Even earlier, William Stanley Jevons argued in 1871 that “these cases of joint production, far from being ‘some peculiar cases,’ form the general rule, to which it is difficult to point out any clear of important exceptions.” And it is hard to disagree when we note that virtually no production process has only one potentially valuable output and generates nothing that imposes negative externalities or needs costly disposal. Even pollution from the generation of the energy necessary to power a production process means there are at least two relevant outputs.
Many people today have joined the bandwagon of those asserting “market failure” everywhere and prescribing more government impositions as the optimal or efficient solution. But those people seem unaware of how, when property rights are effectively defined and enforced, as long as producers care about their bottom lines, they have profit incentives to reduce environmental costs and damage.

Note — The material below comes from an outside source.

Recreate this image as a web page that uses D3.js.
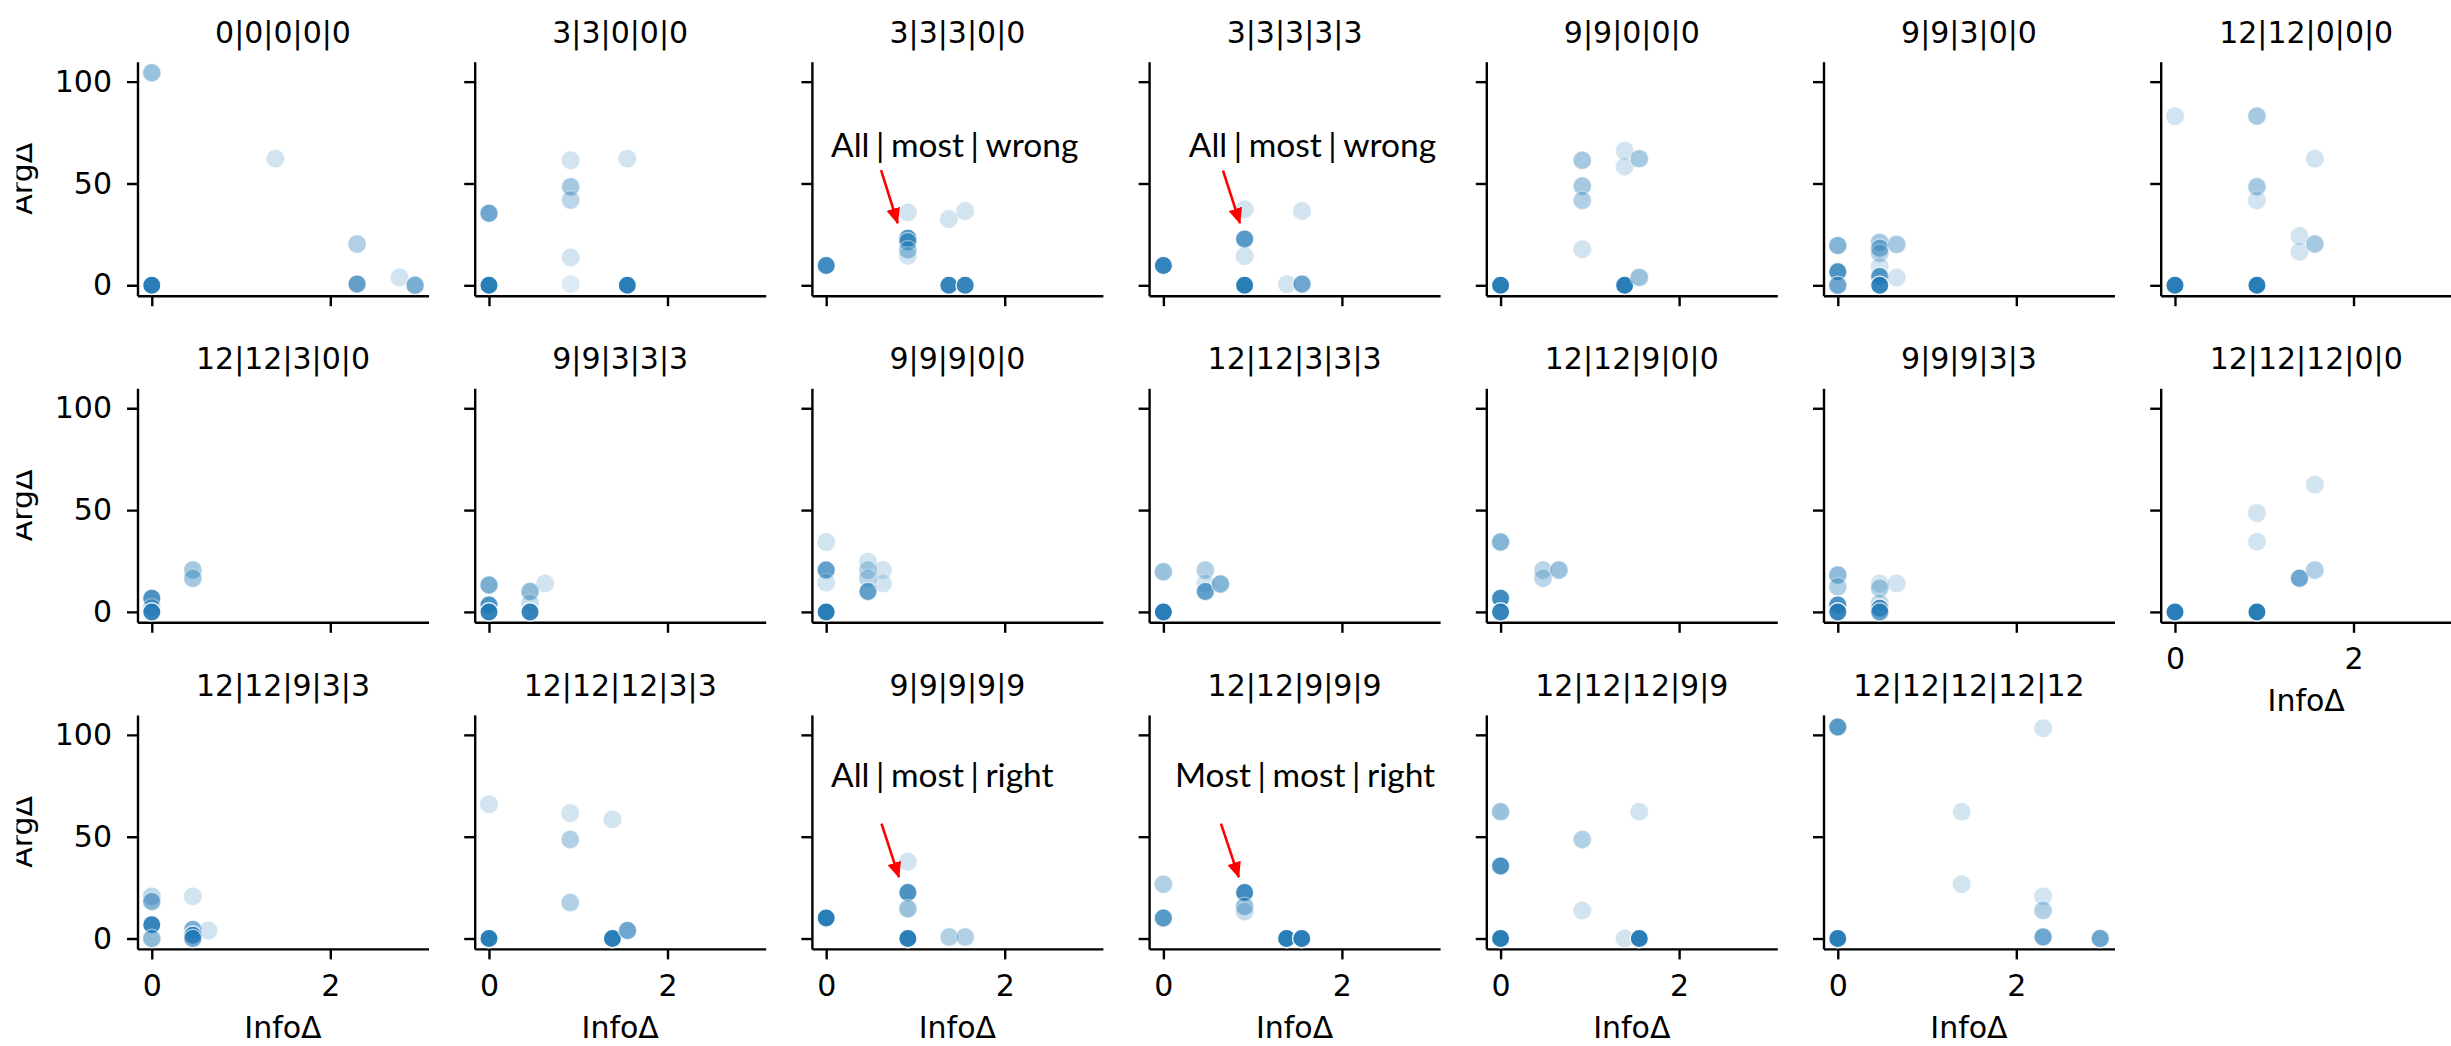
<!DOCTYPE html>
<html>
<head>
<meta charset="utf-8">
<script src="https://cdn.jsdelivr.net/npm/d3@7"></script>
<style>
  html, body { margin: 0; padding: 0; background: #fff; overflow: hidden; }
  svg { display: block; }
</style>
</head>
<body>
<svg id="chart" width="2451" height="1046"></svg>
<script>
// Facet titles, one per panel (row-major, 7 per row)
const panelTitles = [
  "0|0|0|0|0", "3|3|0|0|0", "3|3|3|0|0", "3|3|3|3|3", "9|9|0|0|0", "9|9|3|0|0", "12|12|0|0|0",
  "12|12|3|0|0", "9|9|3|3|3", "9|9|9|0|0", "12|12|3|3|3", "12|12|9|0|0", "9|9|9|3|3", "12|12|12|0|0",
  "12|12|9|3|3", "12|12|12|3|3", "9|9|9|9|9", "12|12|9|9|9", "12|12|12|9|9", "12|12|12|12|12"
];

// InfoΔ per point, per panel
const infoDelta = [
  [0, 0, 1.385, 2.3, 2.3, 2.775, 2.95],
  [0, 0, 0.915, 0.915, 0.915, 0.915, 0.915, 1.55, 1.55],
  [0, 0.915, 0.915, 0.915, 0.915, 0.915, 1.375, 1.557, 1.375, 1.557],
  [0, 0.91, 0.91, 0.91, 0.91, 1.385, 1.553, 1.553],
  [0, 0.915, 0.915, 0.915, 0.915, 1.39, 1.39, 1.554, 1.39, 1.554],
  [0, 0, 0, 0.47, 0.47, 0.47, 0.47, 0.47, 0.47, 0.66, 0.66],
  [0, 0, 0.918, 0.918, 0.918, 0.918, 1.567, 1.395, 1.395, 1.567],
  [0, 0, 0, 0.46, 0.46],
  [0, 0, 0, 0.46, 0.46, 0.46, 0.63],
  [0, 0, 0, 0, 0.468, 0.468, 0.468, 0.468, 0.637, 0.637],
  [0, 0, 0.47, 0.47, 0.47, 0.64],
  [0, 0, 0, 0.476, 0.476, 0.654],
  [0, 0, 0, 0, 0.47, 0.47, 0.47, 0.47, 0.47, 0.66],
  [0, 0.918, 0.918, 0.918, 1.395, 1.567, 1.567],
  [0, 0, 0, 0, 0.46, 0.46, 0.46, 0.46, 0.635],
  [0, 0, 0.91, 0.91, 0.91, 1.383, 1.383, 1.552],
  [0, 0.915, 0.915, 0.915, 0.915, 1.378, 1.557],
  [0, 0, 0.91, 0.91, 0.91, 1.38, 1.55],
  [0, 0, 0, 0.915, 0.915, 1.554, 1.39, 1.554],
  [0, 0, 1.388, 1.388, 2.3, 2.3, 2.3, 2.3, 2.94]
];

// ArgΔ per point, per panel
const argDelta = [
  [104.4, 0, 62.2, 20.3, 0.6, 3.8, 0],
  [35.4, 0, 61.4, 48.4, 41.9, 13.7, 0.6, 62.2, 0],
  [9.7, 35.8, 23.1, 21.4, 17.5, 14.5, 32.6, 36.5, 0, 0],
  [9.7, 37.3, 22.7, 14.4, 0, 0.6, 0.6, 36.5],
  [0, 61.4, 48.8, 41.6, 17.7, 66.1, 58.3, 62.2, 0, 3.9],
  [19.5, 6.7, 0, 21.1, 18.2, 15.7, 9.2, 4.3, 0, 20.1, 3.8],
  [83.1, 0, 83.1, 48.4, 41.6, 0, 62.2, 24.2, 16.5, 20.3],
  [6.7, 2, 0, 20.6, 16.5],
  [13.2, 3.4, 0, 10, 4.2, 0, 14],
  [34.3, 20.6, 14.4, 0, 24.6, 20.6, 16.5, 10, 20.6, 14],
  [19.7, 0, 20.6, 14, 10, 13.7],
  [34.3, 6.7, 0, 20.6, 16.5, 20.6],
  [18.1, 12.4, 3.4, 0, 14, 11.6, 4.2, 1.8, 0, 14],
  [0, 48.6, 34.4, 0, 16.5, 62.5, 20.6],
  [20.7, 18.2, 6.8, 0, 20.7, 4.4, 1.6, 0, 3.9],
  [65.9, 0, 61.6, 48.6, 17.7, 58.5, 0, 3.9],
  [10.1, 37.7, 22.6, 14.6, 0, 0.8, 0.8],
  [26.7, 10.1, 22.6, 15.8, 13.3, 0, 0],
  [62.3, 35.6, 0, 48.6, 13.8, 62.3, 0, 0],
  [103.9, 0, 62.3, 26.7, 103.3, 20.7, 13.8, 0.8, 0]
];

// Share of runs behind each point (drives point opacity)
const share = [
  [0.45, 0.95, 0.2, 0.35, 0.7, 0.2, 0.6],
  [0.65, 0.95, 0.2, 0.4, 0.3, 0.2, 0.15, 0.2, 0.95],
  [0.85, 0.2, 0.8, 0.5, 0.4, 0.2, 0.2, 0.2, 0.9, 0.9],
  [0.9, 0.2, 0.75, 0.2, 0.95, 0.2, 0.65, 0.2],
  [0.95, 0.4, 0.4, 0.35, 0.2, 0.2, 0.2, 0.4, 0.95, 0.45],
  [0.55, 0.8, 0.65, 0.4, 0.5, 0.3, 0.2, 0.75, 0.9, 0.4, 0.2],
  [0.2, 0.95, 0.4, 0.4, 0.2, 0.95, 0.2, 0.2, 0.2, 0.4],
  [0.8, 0.4, 0.9, 0.4, 0.4],
  [0.6, 0.8, 0.9, 0.5, 0.25, 0.9, 0.2],
  [0.2, 0.7, 0.2, 0.95, 0.2, 0.3, 0.3, 0.7, 0.2, 0.2],
  [0.45, 0.95, 0.35, 0.2, 0.7, 0.55],
  [0.55, 0.85, 0.9, 0.3, 0.3, 0.45],
  [0.5, 0.35, 0.8, 0.9, 0.2, 0.35, 0.3, 0.8, 0.7, 0.2],
  [0.95, 0.2, 0.2, 0.95, 0.65, 0.2, 0.35],
  [0.3, 0.55, 0.9, 0.5, 0.2, 0.6, 0.85, 0.6, 0.2],
  [0.2, 0.95, 0.2, 0.35, 0.35, 0.2, 0.95, 0.65],
  [0.95, 0.2, 0.8, 0.45, 0.95, 0.35, 0.35],
  [0.35, 0.75, 0.85, 0.45, 0.25, 0.95, 0.95],
  [0.45, 0.8, 0.95, 0.35, 0.2, 0.2, 0.2, 0.95],
  [0.75, 0.95, 0.2, 0.2, 0.2, 0.2, 0.35, 0.65, 0.65]
];

const xTicks = [0, 2];
const yTicks = [0, 50, 100];

// Callouts: label, panel, label anchor and arrow (InfoΔ, ArgΔ)
const noteText = ["All|most|wrong", "All|most|wrong", "All|most|right", "Most|most|right"];
const notePanel = [2, 3, 16, 17];
const noteTextAt = [[0.055, 63.2], [0.285, 63.2], [0.055, 74.6], [0.13, 74.6]];
const noteArrowFrom = [[0.615, 56.6], [0.668, 56.3], [0.62, 56.4], [0.645, 56.4]];
const noteArrowTo = [[0.801, 30.5], [0.858, 30.5], [0.815, 30.1], [0.845, 30.1]];

// ---- layout ----
const nCols = 7;
const left0 = 137.5, colStep = 337.2;
const top0 = 61.7, rowStep = 326.6;
const pw = 291, ph = 234;
const font = "DejaVu Sans, sans-serif";
const fs = 30;
const lineW = 2.4;
const blue = "#1f77b4";

const svg = d3.select("#chart");

const x = d3.scaleLinear().domain([-0.16, 3.1]).range([0, pw]);
const y = d3.scaleLinear().domain([-5.1, 109.8]).range([ph, 0]);

const defs = svg.append("defs");
defs.append("clipPath").attr("id", "page")
  .append("rect").attr("x", 16.5).attr("y", 0).attr("width", 2451).attr("height", 1046);

defs.append("marker")
  .attr("id", "head").attr("markerUnits", "userSpaceOnUse")
  .attr("viewBox", "0 0 16 14").attr("refX", 15).attr("refY", 7)
  .attr("markerWidth", 16).attr("markerHeight", 14).attr("orient", "auto")
  .append("path").attr("d", "M0,0 L16,7 L0,14 Z").attr("fill", "red");

const root = svg.append("g").attr("clip-path", "url(#page)");

const nPanels = panelTitles.length;

panelTitles.forEach((title, i) => {
  const r = Math.floor(i / nCols), c = i % nCols;
  const g = root.append("g")
    .attr("transform", `translate(${left0 + c * colStep},${top0 + r * rowStep})`);

  // panels with nothing below them carry x tick labels
  const showX = (i + nCols) >= nPanels;
  const showY = c === 0;

  const xa = d3.axisBottom(x).tickValues(xTicks).tickSize(10.5).tickSizeOuter(0).tickPadding(15)
    .tickFormat(showX ? d3.format("d") : () => "");
  const ya = d3.axisLeft(y).tickValues(yTicks).tickSize(10.5).tickSizeOuter(0).tickPadding(15)
    .tickFormat(showY ? d3.format("d") : () => "");

  const gx = g.append("g").attr("transform", `translate(0,${ph})`).call(xa);
  const gy = g.append("g").call(ya);
  [gx, gy].forEach(a => {
    a.selectAll("path, line").attr("stroke", "#000").attr("stroke-width", lineW);
    a.selectAll("text").attr("font-family", font).attr("font-size", fs).attr("fill", "#000");
  });

  // points
  const pts = infoDelta[i].map((v, k) => ({ xv: v, yv: argDelta[i][k], a: share[i][k] }));
  g.append("g").selectAll("circle").data(pts).join("circle")
    .attr("cx", d => x(d.xv)).attr("cy", d => y(d.yv)).attr("r", 9.2)
    .attr("fill", blue).attr("fill-opacity", d => d.a)
    .attr("stroke", "#fff").attr("stroke-width", 1.44).attr("stroke-opacity", d => d.a);

  // facet title
  g.append("text").attr("x", pw / 2).attr("y", -19)
    .attr("text-anchor", "middle").attr("font-family", font).attr("font-size", fs)
    .text(title);

  if (showX) {
    g.append("text").attr("x", pw / 2).attr("y", ph + 89)
      .attr("text-anchor", "middle").attr("font-family", font).attr("font-size", fs)
      .text("InfoΔ");
  }
  if (showY) {
    g.append("text")
      .attr("transform", `translate(${32 - left0},${ph / 2}) rotate(-90)`)
      .attr("text-anchor", "middle").attr("font-family", font).attr("font-size", fs)
      .text("ArgΔ");
  }
});

// callouts: words separated by pipes, with a little air around each pipe
noteText.forEach((t, j) => {
  const i = notePanel[j];
  const r = Math.floor(i / nCols), c = i % nCols;
  const g = root.append("g")
    .attr("transform", `translate(${left0 + c * colStep},${top0 + r * rowStep})`);
  const txt = g.append("text")
    .attr("x", x(noteTextAt[j][0])).attr("y", y(noteTextAt[j][1]))
    .attr("font-family", "Lato, 'Open Sans', sans-serif").attr("font-size", 33.5)
    .attr("fill", "#000");
  t.split("|").forEach((word, k) => {
    if (k > 0) txt.append("tspan").attr("dx", 6.5).text("|");
    txt.append("tspan").attr("dx", k > 0 ? 6.5 : 0).text(word);
  });
  g.append("line")
    .attr("x1", x(noteArrowFrom[j][0])).attr("y1", y(noteArrowFrom[j][1]))
    .attr("x2", x(noteArrowTo[j][0])).attr("y2", y(noteArrowTo[j][1]))
    .attr("stroke", "red").attr("stroke-width", 2.6)
    .attr("marker-end", "url(#head)");
});
</script>
</body>
</html>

Further, such people are often utopian in thinking that what governments announce they intend to accomplish with their “solutions” in this area, they are actually able to effectively and efficiently do. But that ignores the many problems, conflicts and disincentives faced by government decision-making, as an alternative to owners making their own decisions. In fact, as Dwight Lee has stated, “No social institution does more to motivate current decision-makers to act as if they cared about the future than the institution of private property.”
The analysis of productive complements opens the door to understanding the incentives that private property rights and markets provide to reduce waste and pollution, which is so at odds with one of the most common defamations made against them. In fact, the beneficial incentives apply beyond just the issues of waste and waste disposal. As Drew Bond and Anthony B. Kim recently wrote for the Heritage Foundation, “Economic freedom safeguards the environment by reinforcing environmental stewardship. Countries with greater economic freedom tend to fare better on protecting the environment than countries with more intrusive, government-directed environmental governance.”
If people were serious about improving our environment, as well as the wellbeing of people as producers and consumers (the latter category being what all share most in common), rather than as an excuse to promote socialistic policies which undermine all of them, Mother Nature might be better protected than she is by her current “bodyguard” of coercive policies.